**STATED TASK:** Reproduce the listing below exactly. Pictures do not belong in the copy.

**INFORMATION SUPPLIED:**

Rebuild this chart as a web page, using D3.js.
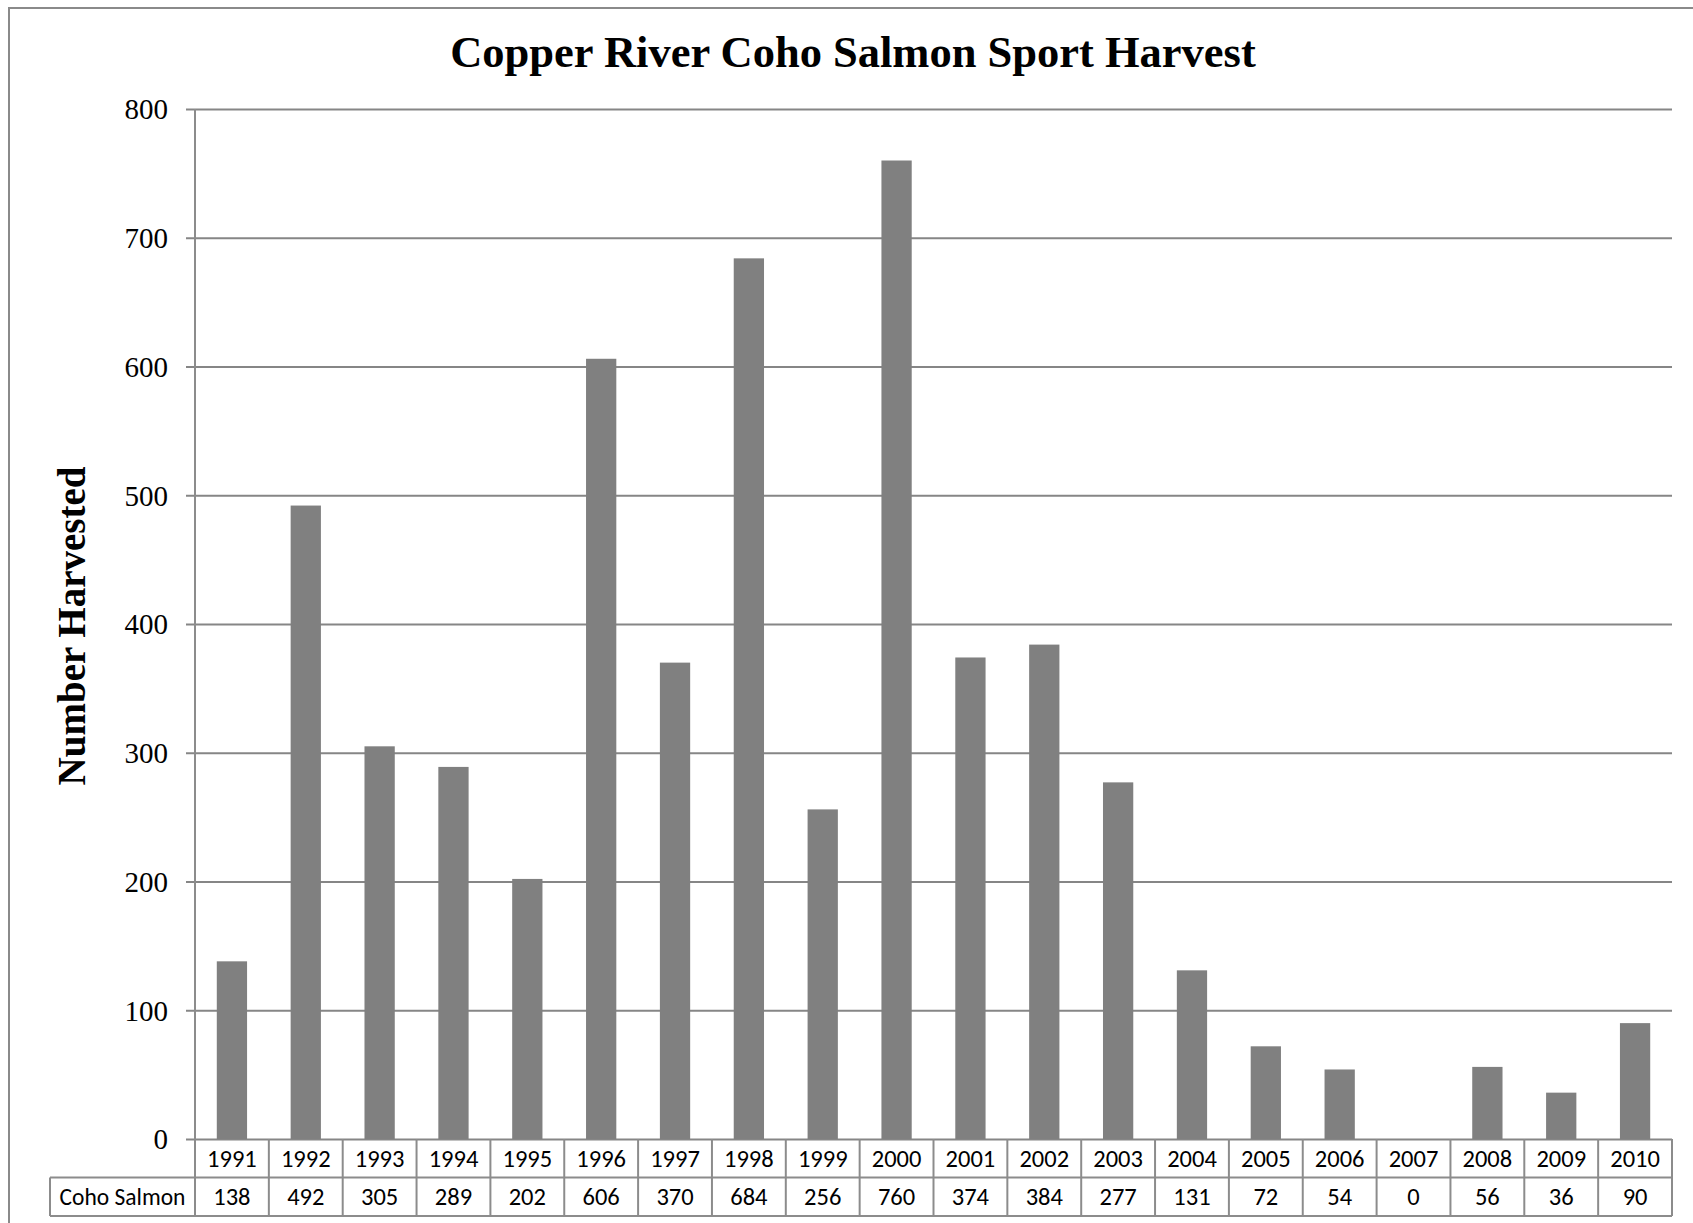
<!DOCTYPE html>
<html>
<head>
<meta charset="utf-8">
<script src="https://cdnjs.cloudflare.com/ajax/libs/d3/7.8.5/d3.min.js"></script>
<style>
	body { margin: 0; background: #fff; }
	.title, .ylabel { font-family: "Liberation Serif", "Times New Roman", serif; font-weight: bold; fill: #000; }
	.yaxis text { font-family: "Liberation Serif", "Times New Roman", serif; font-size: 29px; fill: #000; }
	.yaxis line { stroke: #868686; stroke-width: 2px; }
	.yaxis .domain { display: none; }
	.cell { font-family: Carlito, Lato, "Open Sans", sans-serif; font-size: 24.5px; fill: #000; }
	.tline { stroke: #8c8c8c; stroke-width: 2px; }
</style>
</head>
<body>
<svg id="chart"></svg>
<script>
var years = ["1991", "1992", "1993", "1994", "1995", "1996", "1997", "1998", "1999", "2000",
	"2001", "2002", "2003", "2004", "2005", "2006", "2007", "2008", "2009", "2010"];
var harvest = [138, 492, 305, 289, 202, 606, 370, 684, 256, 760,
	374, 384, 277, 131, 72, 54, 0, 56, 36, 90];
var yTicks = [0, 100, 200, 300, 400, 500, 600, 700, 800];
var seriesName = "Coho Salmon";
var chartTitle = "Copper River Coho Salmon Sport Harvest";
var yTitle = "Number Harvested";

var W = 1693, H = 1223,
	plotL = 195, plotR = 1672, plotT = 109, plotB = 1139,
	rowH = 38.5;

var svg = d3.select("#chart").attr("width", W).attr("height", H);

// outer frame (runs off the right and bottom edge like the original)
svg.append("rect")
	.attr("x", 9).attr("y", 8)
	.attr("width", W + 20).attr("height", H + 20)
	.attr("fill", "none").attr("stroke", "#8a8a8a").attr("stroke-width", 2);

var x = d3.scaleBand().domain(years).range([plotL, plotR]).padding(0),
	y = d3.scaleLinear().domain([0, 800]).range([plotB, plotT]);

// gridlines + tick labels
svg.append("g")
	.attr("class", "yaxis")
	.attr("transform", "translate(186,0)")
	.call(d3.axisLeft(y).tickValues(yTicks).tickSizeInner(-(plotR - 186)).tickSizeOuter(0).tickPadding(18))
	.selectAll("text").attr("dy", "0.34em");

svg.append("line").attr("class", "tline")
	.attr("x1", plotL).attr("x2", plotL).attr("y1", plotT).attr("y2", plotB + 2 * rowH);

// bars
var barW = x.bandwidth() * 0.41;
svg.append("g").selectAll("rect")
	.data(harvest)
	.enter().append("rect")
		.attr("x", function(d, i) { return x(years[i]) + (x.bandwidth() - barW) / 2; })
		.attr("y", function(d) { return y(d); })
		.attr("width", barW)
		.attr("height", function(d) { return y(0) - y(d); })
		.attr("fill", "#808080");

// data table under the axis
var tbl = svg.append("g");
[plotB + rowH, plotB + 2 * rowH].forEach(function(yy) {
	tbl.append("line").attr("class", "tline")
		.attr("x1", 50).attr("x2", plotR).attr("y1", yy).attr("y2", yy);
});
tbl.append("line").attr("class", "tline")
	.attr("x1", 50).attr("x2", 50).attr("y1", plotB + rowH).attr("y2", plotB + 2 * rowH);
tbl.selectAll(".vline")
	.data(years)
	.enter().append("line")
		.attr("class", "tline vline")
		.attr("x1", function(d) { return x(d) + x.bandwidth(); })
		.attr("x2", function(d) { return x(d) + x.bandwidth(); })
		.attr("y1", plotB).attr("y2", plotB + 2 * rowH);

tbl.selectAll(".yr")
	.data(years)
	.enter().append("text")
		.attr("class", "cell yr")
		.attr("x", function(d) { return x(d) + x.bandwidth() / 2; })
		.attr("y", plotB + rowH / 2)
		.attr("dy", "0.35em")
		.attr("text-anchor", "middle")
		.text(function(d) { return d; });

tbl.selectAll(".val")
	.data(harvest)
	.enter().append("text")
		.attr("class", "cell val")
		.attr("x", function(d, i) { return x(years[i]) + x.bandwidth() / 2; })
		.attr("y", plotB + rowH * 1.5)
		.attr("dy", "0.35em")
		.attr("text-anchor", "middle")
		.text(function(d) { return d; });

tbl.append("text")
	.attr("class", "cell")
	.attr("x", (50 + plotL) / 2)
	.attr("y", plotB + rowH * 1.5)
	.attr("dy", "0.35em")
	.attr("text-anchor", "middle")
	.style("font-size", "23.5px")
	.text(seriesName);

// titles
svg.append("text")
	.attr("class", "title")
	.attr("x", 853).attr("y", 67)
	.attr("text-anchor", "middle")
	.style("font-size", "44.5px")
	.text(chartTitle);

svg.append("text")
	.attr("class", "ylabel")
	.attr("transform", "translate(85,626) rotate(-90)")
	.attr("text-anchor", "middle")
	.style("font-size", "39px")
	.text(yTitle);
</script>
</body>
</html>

**REPLY TO THE EXERCISE:**
Rebuild this chart as a web page, using D3.js.
<!DOCTYPE html>
<html>
<head>
<meta charset="utf-8">
<script src="https://cdnjs.cloudflare.com/ajax/libs/d3/7.8.5/d3.min.js"></script>
<style>
	body { margin: 0; background: #fff; }
	.title, .ylabel { font-family: "Liberation Serif", "Times New Roman", serif; font-weight: bold; fill: #000; }
	.yaxis text { font-family: "Liberation Serif", "Times New Roman", serif; font-size: 29px; fill: #000; }
	.yaxis line { stroke: #868686; stroke-width: 2px; }
	.yaxis .domain { display: none; }
	.cell { font-family: Carlito, Lato, "Open Sans", sans-serif; font-size: 24.5px; fill: #000; }
	.tline { stroke: #8c8c8c; stroke-width: 2px; }
</style>
</head>
<body>
<svg id="chart"></svg>
<script>
var years = ["1991", "1992", "1993", "1994", "1995", "1996", "1997", "1998", "1999", "2000",
	"2001", "2002", "2003", "2004", "2005", "2006", "2007", "2008", "2009", "2010"];
var harvest = [138, 492, 305, 289, 202, 606, 370, 684, 256, 760,
	374, 384, 277, 131, 72, 54, 0, 56, 36, 90];
var yTicks = [0, 100, 200, 300, 400, 500, 600, 700, 800];
var seriesName = "Coho Salmon";
var chartTitle = "Copper River Coho Salmon Sport Harvest";
var yTitle = "Number Harvested";

var W = 1693, H = 1223,
	plotL = 195, plotR = 1672, plotT = 109, plotB = 1139,
	rowH = 38.5;

var svg = d3.select("#chart").attr("width", W).attr("height", H);

// outer frame (runs off the right and bottom edge like the original)
svg.append("rect")
	.attr("x", 9).attr("y", 8)
	.attr("width", W + 20).attr("height", H + 20)
	.attr("fill", "none").attr("stroke", "#8a8a8a").attr("stroke-width", 2);

var x = d3.scaleBand().domain(years).range([plotL, plotR]).padding(0),
	y = d3.scaleLinear().domain([0, 800]).range([plotB, plotT]);

// gridlines + tick labels
svg.append("g")
	.attr("class", "yaxis")
	.attr("transform", "translate(186,0)")
	.call(d3.axisLeft(y).tickValues(yTicks).tickSizeInner(-(plotR - 186)).tickSizeOuter(0).tickPadding(18))
	.selectAll("text").attr("dy", "0.34em");

svg.append("line").attr("class", "tline")
	.attr("x1", plotL).attr("x2", plotL).attr("y1", plotT).attr("y2", plotB + 2 * rowH);

// bars
var barW = x.bandwidth() * 0.41;
svg.append("g").selectAll("rect")
	.data(harvest)
	.enter().append("rect")
		.attr("x", function(d, i) { return x(years[i]) + (x.bandwidth() - barW) / 2; })
		.attr("y", function(d) { return y(d); })
		.attr("width", barW)
		.attr("height", function(d) { return y(0) - y(d); })
		.attr("fill", "#808080");

// data table under the axis
var tbl = svg.append("g");
[plotB + rowH, plotB + 2 * rowH].forEach(function(yy) {
	tbl.append("line").attr("class", "tline")
		.attr("x1", 50).attr("x2", plotR).attr("y1", yy).attr("y2", yy);
});
tbl.append("line").attr("class", "tline")
	.attr("x1", 50).attr("x2", 50).attr("y1", plotB + rowH).attr("y2", plotB + 2 * rowH);
tbl.selectAll(".vline")
	.data(years)
	.enter().append("line")
		.attr("class", "tline vline")
		.attr("x1", function(d) { return x(d) + x.bandwidth(); })
		.attr("x2", function(d) { return x(d) + x.bandwidth(); })
		.attr("y1", plotB).attr("y2", plotB + 2 * rowH);

tbl.selectAll(".yr")
	.data(years)
	.enter().append("text")
		.attr("class", "cell yr")
		.attr("x", function(d) { return x(d) + x.bandwidth() / 2; })
		.attr("y", plotB + rowH / 2)
		.attr("dy", "0.35em")
		.attr("text-anchor", "middle")
		.text(function(d) { return d; });

tbl.selectAll(".val")
	.data(harvest)
	.enter().append("text")
		.attr("class", "cell val")
		.attr("x", function(d, i) { return x(years[i]) + x.bandwidth() / 2; })
		.attr("y", plotB + rowH * 1.5)
		.attr("dy", "0.35em")
		.attr("text-anchor", "middle")
		.text(function(d) { return d; });

tbl.append("text")
	.attr("class", "cell")
	.attr("x", (50 + plotL) / 2)
	.attr("y", plotB + rowH * 1.5)
	.attr("dy", "0.35em")
	.attr("text-anchor", "middle")
	.style("font-size", "23.5px")
	.text(seriesName);

// titles
svg.append("text")
	.attr("class", "title")
	.attr("x", 853).attr("y", 67)
	.attr("text-anchor", "middle")
	.style("font-size", "44.5px")
	.text(chartTitle);

svg.append("text")
	.attr("class", "ylabel")
	.attr("transform", "translate(85,626) rotate(-90)")
	.attr("text-anchor", "middle")
	.style("font-size", "39px")
	.text(yTitle);
</script>
</body>
</html>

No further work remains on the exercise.